• Your instructions: Pictures stay out. Extract the lines below from the first one through the line with "-4.96, -5.61, -5.76]", both included.

Excerpt from a dataset
---

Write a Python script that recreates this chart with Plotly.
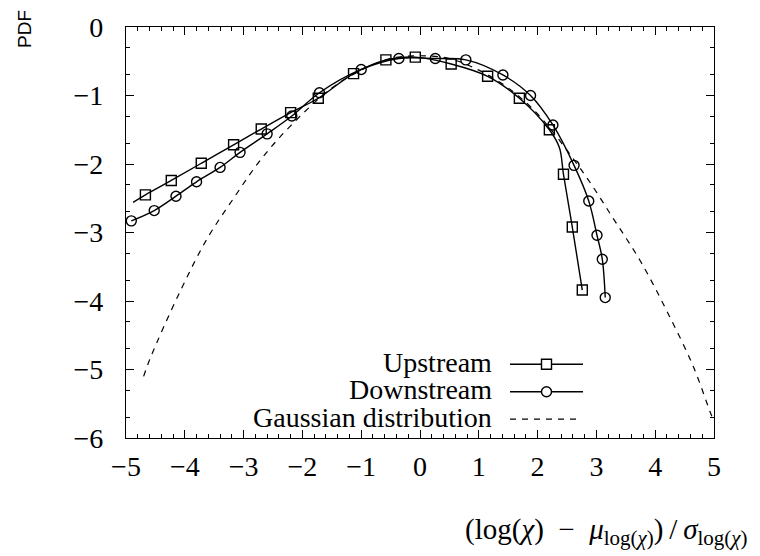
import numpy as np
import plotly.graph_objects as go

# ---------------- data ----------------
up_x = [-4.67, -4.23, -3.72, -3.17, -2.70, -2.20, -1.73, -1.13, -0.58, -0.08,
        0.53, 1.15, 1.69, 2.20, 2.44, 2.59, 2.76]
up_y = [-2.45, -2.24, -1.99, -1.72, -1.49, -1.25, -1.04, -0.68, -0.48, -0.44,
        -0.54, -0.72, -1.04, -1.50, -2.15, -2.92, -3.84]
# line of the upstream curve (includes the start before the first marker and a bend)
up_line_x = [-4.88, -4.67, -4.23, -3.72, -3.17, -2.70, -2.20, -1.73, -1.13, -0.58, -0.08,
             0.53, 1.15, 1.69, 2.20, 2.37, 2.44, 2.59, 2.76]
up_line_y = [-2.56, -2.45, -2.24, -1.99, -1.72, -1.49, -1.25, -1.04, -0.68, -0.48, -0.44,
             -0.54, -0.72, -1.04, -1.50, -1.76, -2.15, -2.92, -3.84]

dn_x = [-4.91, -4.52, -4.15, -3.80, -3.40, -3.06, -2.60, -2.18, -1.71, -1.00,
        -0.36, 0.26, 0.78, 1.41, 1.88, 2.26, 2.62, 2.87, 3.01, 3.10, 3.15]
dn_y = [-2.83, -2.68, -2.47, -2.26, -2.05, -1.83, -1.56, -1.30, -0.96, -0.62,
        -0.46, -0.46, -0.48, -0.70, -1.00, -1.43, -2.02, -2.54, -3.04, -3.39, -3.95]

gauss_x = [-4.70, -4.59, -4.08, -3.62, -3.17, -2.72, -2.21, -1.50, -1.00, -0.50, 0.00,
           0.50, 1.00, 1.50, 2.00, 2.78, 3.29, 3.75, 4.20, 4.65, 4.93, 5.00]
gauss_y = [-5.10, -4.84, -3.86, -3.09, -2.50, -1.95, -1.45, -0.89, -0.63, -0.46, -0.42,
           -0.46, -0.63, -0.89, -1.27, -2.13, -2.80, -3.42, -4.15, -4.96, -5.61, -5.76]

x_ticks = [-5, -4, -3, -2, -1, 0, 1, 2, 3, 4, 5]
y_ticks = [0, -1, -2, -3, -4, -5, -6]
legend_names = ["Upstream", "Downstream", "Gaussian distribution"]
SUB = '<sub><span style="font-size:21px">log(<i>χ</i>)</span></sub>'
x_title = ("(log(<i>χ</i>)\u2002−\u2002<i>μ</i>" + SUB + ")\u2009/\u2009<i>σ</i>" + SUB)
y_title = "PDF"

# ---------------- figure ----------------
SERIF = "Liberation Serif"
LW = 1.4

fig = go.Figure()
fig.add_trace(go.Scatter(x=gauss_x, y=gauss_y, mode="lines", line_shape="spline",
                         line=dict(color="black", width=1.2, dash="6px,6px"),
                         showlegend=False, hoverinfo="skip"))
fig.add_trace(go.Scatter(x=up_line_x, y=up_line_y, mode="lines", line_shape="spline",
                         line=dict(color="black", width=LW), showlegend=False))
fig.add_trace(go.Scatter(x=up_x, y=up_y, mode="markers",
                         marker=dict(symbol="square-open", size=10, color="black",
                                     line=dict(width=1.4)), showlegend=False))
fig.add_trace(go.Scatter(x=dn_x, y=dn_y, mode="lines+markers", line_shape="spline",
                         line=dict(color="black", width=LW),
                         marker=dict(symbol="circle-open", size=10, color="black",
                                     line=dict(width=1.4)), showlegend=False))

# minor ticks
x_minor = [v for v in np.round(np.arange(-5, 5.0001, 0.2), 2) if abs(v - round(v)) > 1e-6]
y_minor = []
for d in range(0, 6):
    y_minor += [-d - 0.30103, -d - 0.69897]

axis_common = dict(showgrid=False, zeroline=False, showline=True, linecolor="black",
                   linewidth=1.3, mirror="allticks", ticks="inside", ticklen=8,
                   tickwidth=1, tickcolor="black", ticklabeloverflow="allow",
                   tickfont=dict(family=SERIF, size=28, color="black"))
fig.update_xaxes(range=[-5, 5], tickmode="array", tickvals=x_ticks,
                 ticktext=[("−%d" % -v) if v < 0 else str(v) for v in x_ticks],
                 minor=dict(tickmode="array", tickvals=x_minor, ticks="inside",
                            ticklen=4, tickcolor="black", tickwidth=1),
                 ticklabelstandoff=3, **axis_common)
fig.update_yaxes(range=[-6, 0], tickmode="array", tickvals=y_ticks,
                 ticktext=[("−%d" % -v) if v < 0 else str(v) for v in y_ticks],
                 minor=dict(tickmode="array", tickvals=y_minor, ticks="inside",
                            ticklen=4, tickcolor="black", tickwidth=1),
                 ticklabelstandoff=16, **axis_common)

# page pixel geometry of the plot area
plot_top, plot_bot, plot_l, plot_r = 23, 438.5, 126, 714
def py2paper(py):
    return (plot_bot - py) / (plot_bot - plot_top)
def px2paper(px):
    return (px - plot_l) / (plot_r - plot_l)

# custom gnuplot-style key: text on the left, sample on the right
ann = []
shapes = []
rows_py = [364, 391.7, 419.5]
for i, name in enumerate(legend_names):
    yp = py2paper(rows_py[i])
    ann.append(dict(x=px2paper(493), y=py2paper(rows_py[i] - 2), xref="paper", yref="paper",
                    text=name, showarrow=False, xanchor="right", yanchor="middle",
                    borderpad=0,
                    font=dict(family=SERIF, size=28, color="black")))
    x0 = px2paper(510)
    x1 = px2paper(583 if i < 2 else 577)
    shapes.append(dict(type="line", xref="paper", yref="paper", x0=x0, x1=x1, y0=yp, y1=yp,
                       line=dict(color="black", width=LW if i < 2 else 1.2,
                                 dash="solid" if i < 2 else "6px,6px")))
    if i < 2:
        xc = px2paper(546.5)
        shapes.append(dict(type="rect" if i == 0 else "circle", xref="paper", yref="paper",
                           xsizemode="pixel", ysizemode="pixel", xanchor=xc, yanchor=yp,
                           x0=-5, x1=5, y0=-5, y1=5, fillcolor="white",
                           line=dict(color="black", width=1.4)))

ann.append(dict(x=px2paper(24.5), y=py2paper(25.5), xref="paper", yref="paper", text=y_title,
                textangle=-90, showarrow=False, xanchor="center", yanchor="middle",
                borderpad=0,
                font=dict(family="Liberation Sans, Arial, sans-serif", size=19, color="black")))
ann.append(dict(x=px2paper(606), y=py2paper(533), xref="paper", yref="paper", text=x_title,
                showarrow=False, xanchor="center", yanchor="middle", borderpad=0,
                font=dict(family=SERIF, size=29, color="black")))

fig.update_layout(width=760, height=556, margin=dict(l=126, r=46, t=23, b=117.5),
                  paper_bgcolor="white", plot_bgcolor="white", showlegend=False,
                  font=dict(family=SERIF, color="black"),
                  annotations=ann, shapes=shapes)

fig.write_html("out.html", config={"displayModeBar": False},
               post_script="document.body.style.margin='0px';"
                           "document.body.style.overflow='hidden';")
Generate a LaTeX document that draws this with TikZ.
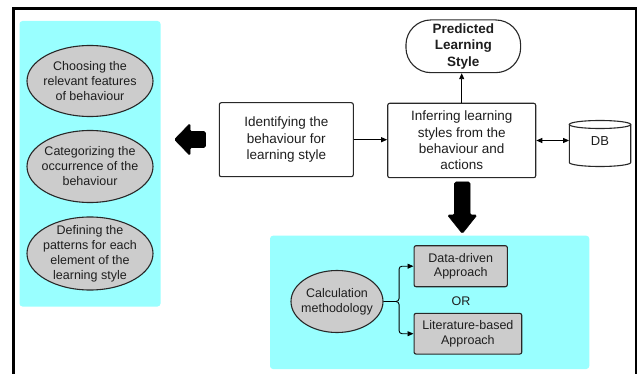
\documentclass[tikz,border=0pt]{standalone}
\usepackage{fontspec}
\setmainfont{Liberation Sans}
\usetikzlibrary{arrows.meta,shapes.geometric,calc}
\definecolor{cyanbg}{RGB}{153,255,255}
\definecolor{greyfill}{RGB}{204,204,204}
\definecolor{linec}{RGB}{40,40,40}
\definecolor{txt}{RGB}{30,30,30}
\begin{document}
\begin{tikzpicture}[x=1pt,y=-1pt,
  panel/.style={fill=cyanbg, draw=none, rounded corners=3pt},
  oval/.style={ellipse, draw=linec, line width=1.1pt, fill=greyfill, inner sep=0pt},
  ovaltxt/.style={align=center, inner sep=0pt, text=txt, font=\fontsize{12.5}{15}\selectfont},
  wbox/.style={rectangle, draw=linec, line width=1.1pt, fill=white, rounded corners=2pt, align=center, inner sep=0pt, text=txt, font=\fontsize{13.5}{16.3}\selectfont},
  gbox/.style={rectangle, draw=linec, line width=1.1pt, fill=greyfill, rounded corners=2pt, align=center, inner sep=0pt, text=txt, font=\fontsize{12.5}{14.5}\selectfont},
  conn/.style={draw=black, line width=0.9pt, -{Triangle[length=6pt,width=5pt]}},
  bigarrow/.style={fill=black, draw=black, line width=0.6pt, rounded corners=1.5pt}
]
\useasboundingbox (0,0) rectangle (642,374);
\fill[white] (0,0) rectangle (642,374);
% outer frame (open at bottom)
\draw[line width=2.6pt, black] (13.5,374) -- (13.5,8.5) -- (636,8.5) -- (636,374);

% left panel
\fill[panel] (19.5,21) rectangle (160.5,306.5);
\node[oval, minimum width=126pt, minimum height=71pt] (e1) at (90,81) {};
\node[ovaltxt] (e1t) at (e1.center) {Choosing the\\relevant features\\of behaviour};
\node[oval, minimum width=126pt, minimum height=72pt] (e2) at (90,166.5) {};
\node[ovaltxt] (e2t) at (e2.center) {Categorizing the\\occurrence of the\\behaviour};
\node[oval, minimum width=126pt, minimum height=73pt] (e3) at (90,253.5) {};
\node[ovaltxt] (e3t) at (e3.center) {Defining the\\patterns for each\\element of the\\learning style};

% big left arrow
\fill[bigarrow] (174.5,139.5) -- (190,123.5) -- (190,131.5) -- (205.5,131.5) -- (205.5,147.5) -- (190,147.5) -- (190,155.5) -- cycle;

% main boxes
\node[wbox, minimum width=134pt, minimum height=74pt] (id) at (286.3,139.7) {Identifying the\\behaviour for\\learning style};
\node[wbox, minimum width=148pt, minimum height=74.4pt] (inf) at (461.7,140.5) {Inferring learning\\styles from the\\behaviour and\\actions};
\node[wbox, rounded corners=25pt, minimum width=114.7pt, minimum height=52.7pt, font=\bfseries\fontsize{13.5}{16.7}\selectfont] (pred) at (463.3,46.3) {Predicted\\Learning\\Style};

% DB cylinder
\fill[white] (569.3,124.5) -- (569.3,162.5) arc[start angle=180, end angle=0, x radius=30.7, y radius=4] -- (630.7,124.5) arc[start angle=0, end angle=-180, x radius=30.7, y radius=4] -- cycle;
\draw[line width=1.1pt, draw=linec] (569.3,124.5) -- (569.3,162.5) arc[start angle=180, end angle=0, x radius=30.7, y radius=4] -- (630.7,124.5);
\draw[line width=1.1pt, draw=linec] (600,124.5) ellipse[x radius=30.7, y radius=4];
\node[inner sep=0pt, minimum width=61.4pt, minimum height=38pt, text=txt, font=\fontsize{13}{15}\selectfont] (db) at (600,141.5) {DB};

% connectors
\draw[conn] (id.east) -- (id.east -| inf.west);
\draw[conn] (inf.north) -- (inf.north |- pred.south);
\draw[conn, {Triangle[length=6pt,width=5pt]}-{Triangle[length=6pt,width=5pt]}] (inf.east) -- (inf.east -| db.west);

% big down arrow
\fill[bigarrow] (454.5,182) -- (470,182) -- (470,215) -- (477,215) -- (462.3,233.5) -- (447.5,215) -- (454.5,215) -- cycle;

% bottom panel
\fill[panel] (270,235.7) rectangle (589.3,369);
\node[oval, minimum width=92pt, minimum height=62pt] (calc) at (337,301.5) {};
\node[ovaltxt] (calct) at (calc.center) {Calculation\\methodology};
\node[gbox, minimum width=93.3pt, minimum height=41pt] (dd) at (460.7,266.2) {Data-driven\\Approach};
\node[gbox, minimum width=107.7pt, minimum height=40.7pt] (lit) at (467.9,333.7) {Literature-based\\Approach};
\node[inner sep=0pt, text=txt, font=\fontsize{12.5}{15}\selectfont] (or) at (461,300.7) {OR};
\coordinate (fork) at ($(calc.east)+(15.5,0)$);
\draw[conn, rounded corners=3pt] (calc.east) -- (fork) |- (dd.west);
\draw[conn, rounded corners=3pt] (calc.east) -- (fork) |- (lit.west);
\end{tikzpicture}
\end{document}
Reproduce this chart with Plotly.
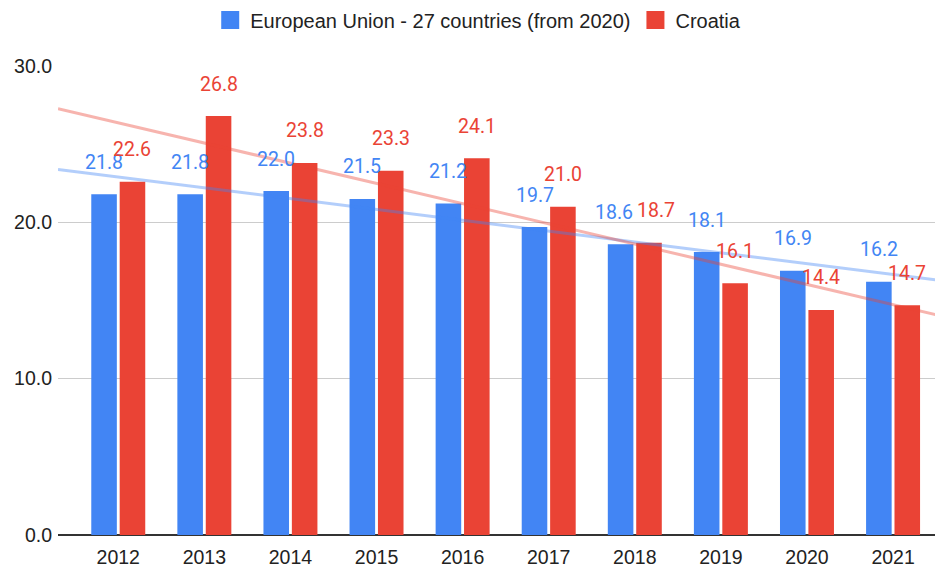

---

• Result for this task:
Write a Python script that recreates this chart with Plotly.
import numpy as np
import plotly.graph_objects as go

# ---------------- data ----------------
up_x = [-4.67, -4.23, -3.72, -3.17, -2.70, -2.20, -1.73, -1.13, -0.58, -0.08,
        0.53, 1.15, 1.69, 2.20, 2.44, 2.59, 2.76]
up_y = [-2.45, -2.24, -1.99, -1.72, -1.49, -1.25, -1.04, -0.68, -0.48, -0.44,
        -0.54, -0.72, -1.04, -1.50, -2.15, -2.92, -3.84]
# line of the upstream curve (includes the start before the first marker and a bend)
up_line_x = [-4.88, -4.67, -4.23, -3.72, -3.17, -2.70, -2.20, -1.73, -1.13, -0.58, -0.08,
             0.53, 1.15, 1.69, 2.20, 2.37, 2.44, 2.59, 2.76]
up_line_y = [-2.56, -2.45, -2.24, -1.99, -1.72, -1.49, -1.25, -1.04, -0.68, -0.48, -0.44,
             -0.54, -0.72, -1.04, -1.50, -1.76, -2.15, -2.92, -3.84]

dn_x = [-4.91, -4.52, -4.15, -3.80, -3.40, -3.06, -2.60, -2.18, -1.71, -1.00,
        -0.36, 0.26, 0.78, 1.41, 1.88, 2.26, 2.62, 2.87, 3.01, 3.10, 3.15]
dn_y = [-2.83, -2.68, -2.47, -2.26, -2.05, -1.83, -1.56, -1.30, -0.96, -0.62,
        -0.46, -0.46, -0.48, -0.70, -1.00, -1.43, -2.02, -2.54, -3.04, -3.39, -3.95]

gauss_x = [-4.70, -4.59, -4.08, -3.62, -3.17, -2.72, -2.21, -1.50, -1.00, -0.50, 0.00,
           0.50, 1.00, 1.50, 2.00, 2.78, 3.29, 3.75, 4.20, 4.65, 4.93, 5.00]
gauss_y = [-5.10, -4.84, -3.86, -3.09, -2.50, -1.95, -1.45, -0.89, -0.63, -0.46, -0.42,
           -0.46, -0.63, -0.89, -1.27, -2.13, -2.80, -3.42, -4.15, -4.96, -5.61, -5.76]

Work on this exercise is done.